If we choose bcrypt, there are still several choices to make that could be decided by company standard. The bcrypt cost is often tuned so that it takes one second to hash a password — or possibly to a higher cost as per guidelines. Let’s be honest — is anyone actually doing this tuning? The bcrypt algorithm also needs a crytographically secure pseudo-random source to generate the salt. Companies could also specify running the password through a sequence of steps (such as pre-hashing or pre-encoding) before the crytographic hash.

Note that a centralized PHAAS would NOT store the password. It’s up to the consumer to store the password and provide it back to the centralized service for verification. Note also that exposing expensive hashing as a function would need to be an authorized-only capability, to prevent denial of service or participation in a brute-force attack — whether intentional or not.

Here’s an example of a request to hash a password given scheme=bcryptplain, which in this case might indicate that the password should be hashed using bcrypt algorithm version 2a with a cost of 10 and no pre-hashing or pre-encoding. It could be possible to POST with either a request body or URL parameters, but I prefer symmetric JSON-in-JSON-out requests, and I feel that POST bodies are more appropriate for a headless service (traffic to-and-from a crypto-as-a-service would likely never be seen from a browser).

POST /password/hash/bcryptplain HTTP/2
Authorization: Bearer eyJhbGc...
Content-Type: application/json
Content-Length: #
{
    "clearPassword": "myPassword123"
}
< HTTP/2 200
< content-type: application/json
< content-length: #
{
    "opaquePassword": "$2a$10$FwcytWTfZQ3SzcBe.ojeD.BK1GwTi34V50wvggWUfizp.AFleYE0S"
}

Now we need a similar password verification capability, so that subsequent login attempts can be verified. I anticipate that such a function would rely on JSON responses, not HTTP status codes, to indicate verification pass or fail.
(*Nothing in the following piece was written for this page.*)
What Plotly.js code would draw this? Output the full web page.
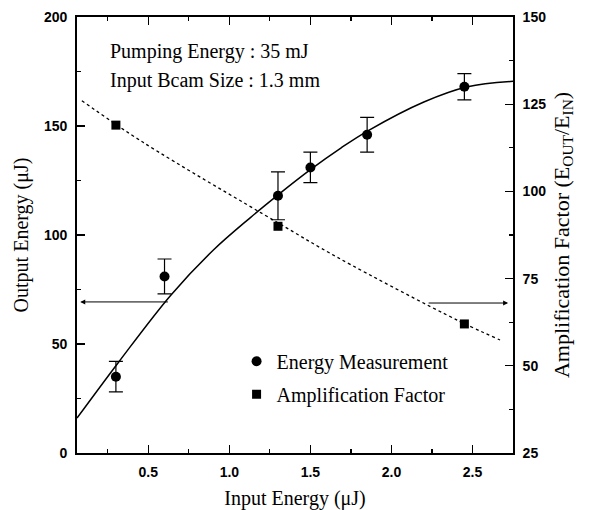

POST /password/verify/bcryptplain HTTP/2
Authorization: Bearer eyJhbGc...
Content-Type: application/json
Content-Length: #
{
    "clearPassword": "myPassword123",
    "opaquePassword": "$2a$10$FwcytWTfZQ3SzcBe.ojeD.BK1GwTi34V50wvggWUfizp.AFleYE0S"
}
< HTTP/2 200
< content-type: application/json
< content-length: #
{
    "matches": true
}

Who’s allowed to hash or verify passwords?

Both hashing and verification should require authorization (or be guarded through some other mechanism) because hashing and verification are expensive tasks and a centralized PHAAS would be easily attacked DOS.

I recommend that clients of PHAAS should be given access to a specific <scheme> in order to accomplish their own objectives. This could be accomplished through an OAuth scope such as phaas.bcryptplain to indicate the <scheme> shown above. This grants access to both the hash and verify capability.

Could an implementation be open-sourced?

Of course! Note that there’s a lot of leeway in the choice of algorithms and rulesets (such as whether to pre-hash), meaning that the open-source component would either have those rules baked in or be easily extensible. It seems quite possible that this could be open-sourced in library form with some simple rulesets and then users could register their own rulesets. In a Java+Spring library this could possibly be done by registering @Beans of type PasswordEncoder with names corresponding to the <scheme>.

Can this approach help migrate a legacy app to a better hashing scheme?

I think so! Let’s say legacy app corporateTreasure is using SHA-256 and wants to migrate to using bcrypt. One approach is to invalidate all currently-hashed SHA-256 passwords and require the user to provide a new passwords that can be hashed with bcrypt. Another approach that spreads risk over time is to “strangle” the userbase from SHA-256 to bcrypt as passwords naturally expire, say every 90 days.

PHAAS could help with this by setting up a custom <scheme> for application corporateTreasure that only hashes uses bcrypt, but verifies using either bcrypt or SHA-256. Thus users that haven’t yet reset their password can still log in. After the password lifespan window (say 90 days) users that haven’t yet reset their password will have their user accounts locked until they can reset their password (which will use bcrypt).